**Provided material:**
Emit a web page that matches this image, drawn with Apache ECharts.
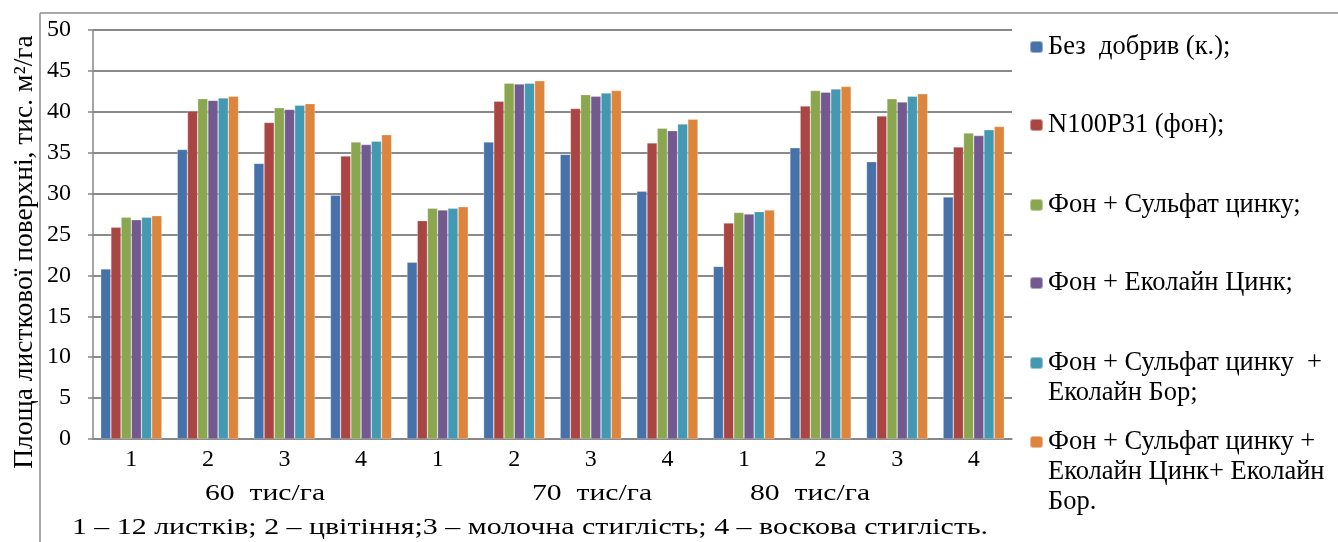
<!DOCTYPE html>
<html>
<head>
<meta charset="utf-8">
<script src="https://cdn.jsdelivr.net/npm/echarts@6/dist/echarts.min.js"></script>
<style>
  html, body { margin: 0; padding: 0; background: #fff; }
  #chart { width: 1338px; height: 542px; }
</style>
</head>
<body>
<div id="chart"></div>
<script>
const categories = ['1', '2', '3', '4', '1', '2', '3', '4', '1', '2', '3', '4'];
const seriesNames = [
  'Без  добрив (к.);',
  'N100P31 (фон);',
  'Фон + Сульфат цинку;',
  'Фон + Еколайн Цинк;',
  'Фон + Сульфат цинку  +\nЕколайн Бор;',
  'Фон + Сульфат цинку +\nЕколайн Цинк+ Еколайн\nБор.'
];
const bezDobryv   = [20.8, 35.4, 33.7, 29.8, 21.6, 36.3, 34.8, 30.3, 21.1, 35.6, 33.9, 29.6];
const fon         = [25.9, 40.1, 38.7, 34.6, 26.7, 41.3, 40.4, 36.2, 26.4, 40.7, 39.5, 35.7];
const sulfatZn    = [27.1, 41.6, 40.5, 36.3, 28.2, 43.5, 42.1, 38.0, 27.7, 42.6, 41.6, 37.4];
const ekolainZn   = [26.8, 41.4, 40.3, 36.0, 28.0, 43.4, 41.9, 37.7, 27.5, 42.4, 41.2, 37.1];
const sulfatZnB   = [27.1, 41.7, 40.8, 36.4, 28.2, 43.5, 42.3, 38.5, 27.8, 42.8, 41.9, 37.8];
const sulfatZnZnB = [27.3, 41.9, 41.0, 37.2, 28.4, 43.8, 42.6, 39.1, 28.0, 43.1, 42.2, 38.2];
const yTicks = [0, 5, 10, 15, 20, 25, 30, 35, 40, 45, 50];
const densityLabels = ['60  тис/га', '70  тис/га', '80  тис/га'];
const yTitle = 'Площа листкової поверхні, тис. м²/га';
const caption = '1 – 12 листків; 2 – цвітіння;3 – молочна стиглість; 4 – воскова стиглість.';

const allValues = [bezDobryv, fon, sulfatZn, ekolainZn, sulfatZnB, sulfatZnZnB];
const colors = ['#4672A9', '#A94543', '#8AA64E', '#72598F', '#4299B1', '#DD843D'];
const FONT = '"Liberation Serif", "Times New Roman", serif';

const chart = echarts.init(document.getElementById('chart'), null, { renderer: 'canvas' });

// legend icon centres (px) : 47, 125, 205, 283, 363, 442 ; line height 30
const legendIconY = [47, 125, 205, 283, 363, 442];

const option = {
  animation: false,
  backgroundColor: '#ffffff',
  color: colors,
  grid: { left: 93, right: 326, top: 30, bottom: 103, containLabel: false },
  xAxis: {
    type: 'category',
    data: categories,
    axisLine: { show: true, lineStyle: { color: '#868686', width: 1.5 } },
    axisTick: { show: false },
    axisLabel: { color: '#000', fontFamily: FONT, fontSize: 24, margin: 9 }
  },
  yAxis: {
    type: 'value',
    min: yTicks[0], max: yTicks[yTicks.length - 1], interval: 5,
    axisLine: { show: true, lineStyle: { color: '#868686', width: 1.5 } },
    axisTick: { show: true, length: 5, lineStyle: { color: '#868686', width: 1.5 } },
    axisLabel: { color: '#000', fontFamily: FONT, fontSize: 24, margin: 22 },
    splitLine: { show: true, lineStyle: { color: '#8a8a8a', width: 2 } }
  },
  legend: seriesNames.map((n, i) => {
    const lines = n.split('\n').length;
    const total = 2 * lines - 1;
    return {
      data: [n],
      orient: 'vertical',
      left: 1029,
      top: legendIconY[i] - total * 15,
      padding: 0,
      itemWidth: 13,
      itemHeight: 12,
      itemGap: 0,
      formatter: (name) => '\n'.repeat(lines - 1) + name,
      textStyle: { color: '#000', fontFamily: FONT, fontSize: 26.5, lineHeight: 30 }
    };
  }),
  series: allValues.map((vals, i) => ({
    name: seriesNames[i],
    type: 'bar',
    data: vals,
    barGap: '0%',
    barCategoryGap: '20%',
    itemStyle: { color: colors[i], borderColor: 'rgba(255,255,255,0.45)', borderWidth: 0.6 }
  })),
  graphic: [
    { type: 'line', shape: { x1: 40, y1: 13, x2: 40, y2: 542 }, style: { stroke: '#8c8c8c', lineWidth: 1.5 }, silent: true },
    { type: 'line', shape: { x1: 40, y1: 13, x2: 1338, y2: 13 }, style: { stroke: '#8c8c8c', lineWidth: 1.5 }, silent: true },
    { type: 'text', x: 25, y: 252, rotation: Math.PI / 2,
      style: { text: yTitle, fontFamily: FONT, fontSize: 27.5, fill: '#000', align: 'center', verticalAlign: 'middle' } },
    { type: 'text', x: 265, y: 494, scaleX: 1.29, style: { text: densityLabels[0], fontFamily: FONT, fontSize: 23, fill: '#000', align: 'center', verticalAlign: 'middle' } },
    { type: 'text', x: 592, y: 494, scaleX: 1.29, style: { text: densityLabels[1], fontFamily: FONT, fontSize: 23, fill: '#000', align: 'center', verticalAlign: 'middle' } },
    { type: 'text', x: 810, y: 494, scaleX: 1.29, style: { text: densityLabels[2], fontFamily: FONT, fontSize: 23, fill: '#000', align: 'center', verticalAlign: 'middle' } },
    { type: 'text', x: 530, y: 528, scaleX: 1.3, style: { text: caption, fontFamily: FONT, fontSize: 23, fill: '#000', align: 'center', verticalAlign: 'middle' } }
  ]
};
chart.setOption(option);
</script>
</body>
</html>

**Problem:** Please write out all the data again word for word, but not the pictures.

**Expected output:**
Emit a web page that matches this image, drawn with Apache ECharts.
<!DOCTYPE html>
<html>
<head>
<meta charset="utf-8">
<script src="https://cdn.jsdelivr.net/npm/echarts@6/dist/echarts.min.js"></script>
<style>
  html, body { margin: 0; padding: 0; background: #fff; }
  #chart { width: 1338px; height: 542px; }
</style>
</head>
<body>
<div id="chart"></div>
<script>
const categories = ['1', '2', '3', '4', '1', '2', '3', '4', '1', '2', '3', '4'];
const seriesNames = [
  'Без  добрив (к.);',
  'N100P31 (фон);',
  'Фон + Сульфат цинку;',
  'Фон + Еколайн Цинк;',
  'Фон + Сульфат цинку  +\nЕколайн Бор;',
  'Фон + Сульфат цинку +\nЕколайн Цинк+ Еколайн\nБор.'
];
const bezDobryv   = [20.8, 35.4, 33.7, 29.8, 21.6, 36.3, 34.8, 30.3, 21.1, 35.6, 33.9, 29.6];
const fon         = [25.9, 40.1, 38.7, 34.6, 26.7, 41.3, 40.4, 36.2, 26.4, 40.7, 39.5, 35.7];
const sulfatZn    = [27.1, 41.6, 40.5, 36.3, 28.2, 43.5, 42.1, 38.0, 27.7, 42.6, 41.6, 37.4];
const ekolainZn   = [26.8, 41.4, 40.3, 36.0, 28.0, 43.4, 41.9, 37.7, 27.5, 42.4, 41.2, 37.1];
const sulfatZnB   = [27.1, 41.7, 40.8, 36.4, 28.2, 43.5, 42.3, 38.5, 27.8, 42.8, 41.9, 37.8];
const sulfatZnZnB = [27.3, 41.9, 41.0, 37.2, 28.4, 43.8, 42.6, 39.1, 28.0, 43.1, 42.2, 38.2];
const yTicks = [0, 5, 10, 15, 20, 25, 30, 35, 40, 45, 50];
const densityLabels = ['60  тис/га', '70  тис/га', '80  тис/га'];
const yTitle = 'Площа листкової поверхні, тис. м²/га';
const caption = '1 – 12 листків; 2 – цвітіння;3 – молочна стиглість; 4 – воскова стиглість.';

const allValues = [bezDobryv, fon, sulfatZn, ekolainZn, sulfatZnB, sulfatZnZnB];
const colors = ['#4672A9', '#A94543', '#8AA64E', '#72598F', '#4299B1', '#DD843D'];
const FONT = '"Liberation Serif", "Times New Roman", serif';

const chart = echarts.init(document.getElementById('chart'), null, { renderer: 'canvas' });

// legend icon centres (px) : 47, 125, 205, 283, 363, 442 ; line height 30
const legendIconY = [47, 125, 205, 283, 363, 442];

const option = {
  animation: false,
  backgroundColor: '#ffffff',
  color: colors,
  grid: { left: 93, right: 326, top: 30, bottom: 103, containLabel: false },
  xAxis: {
    type: 'category',
    data: categories,
    axisLine: { show: true, lineStyle: { color: '#868686', width: 1.5 } },
    axisTick: { show: false },
    axisLabel: { color: '#000', fontFamily: FONT, fontSize: 24, margin: 9 }
  },
  yAxis: {
    type: 'value',
    min: yTicks[0], max: yTicks[yTicks.length - 1], interval: 5,
    axisLine: { show: true, lineStyle: { color: '#868686', width: 1.5 } },
    axisTick: { show: true, length: 5, lineStyle: { color: '#868686', width: 1.5 } },
    axisLabel: { color: '#000', fontFamily: FONT, fontSize: 24, margin: 22 },
    splitLine: { show: true, lineStyle: { color: '#8a8a8a', width: 2 } }
  },
  legend: seriesNames.map((n, i) => {
    const lines = n.split('\n').length;
    const total = 2 * lines - 1;
    return {
      data: [n],
      orient: 'vertical',
      left: 1029,
      top: legendIconY[i] - total * 15,
      padding: 0,
      itemWidth: 13,
      itemHeight: 12,
      itemGap: 0,
      formatter: (name) => '\n'.repeat(lines - 1) + name,
      textStyle: { color: '#000', fontFamily: FONT, fontSize: 26.5, lineHeight: 30 }
    };
  }),
  series: allValues.map((vals, i) => ({
    name: seriesNames[i],
    type: 'bar',
    data: vals,
    barGap: '0%',
    barCategoryGap: '20%',
    itemStyle: { color: colors[i], borderColor: 'rgba(255,255,255,0.45)', borderWidth: 0.6 }
  })),
  graphic: [
    { type: 'line', shape: { x1: 40, y1: 13, x2: 40, y2: 542 }, style: { stroke: '#8c8c8c', lineWidth: 1.5 }, silent: true },
    { type: 'line', shape: { x1: 40, y1: 13, x2: 1338, y2: 13 }, style: { stroke: '#8c8c8c', lineWidth: 1.5 }, silent: true },
    { type: 'text', x: 25, y: 252, rotation: Math.PI / 2,
      style: { text: yTitle, fontFamily: FONT, fontSize: 27.5, fill: '#000', align: 'center', verticalAlign: 'middle' } },
    { type: 'text', x: 265, y: 494, scaleX: 1.29, style: { text: densityLabels[0], fontFamily: FONT, fontSize: 23, fill: '#000', align: 'center', verticalAlign: 'middle' } },
    { type: 'text', x: 592, y: 494, scaleX: 1.29, style: { text: densityLabels[1], fontFamily: FONT, fontSize: 23, fill: '#000', align: 'center', verticalAlign: 'middle' } },
    { type: 'text', x: 810, y: 494, scaleX: 1.29, style: { text: densityLabels[2], fontFamily: FONT, fontSize: 23, fill: '#000', align: 'center', verticalAlign: 'middle' } },
    { type: 'text', x: 530, y: 528, scaleX: 1.3, style: { text: caption, fontFamily: FONT, fontSize: 23, fill: '#000', align: 'center', verticalAlign: 'middle' } }
  ]
};
chart.setOption(option);
</script>
</body>
</html>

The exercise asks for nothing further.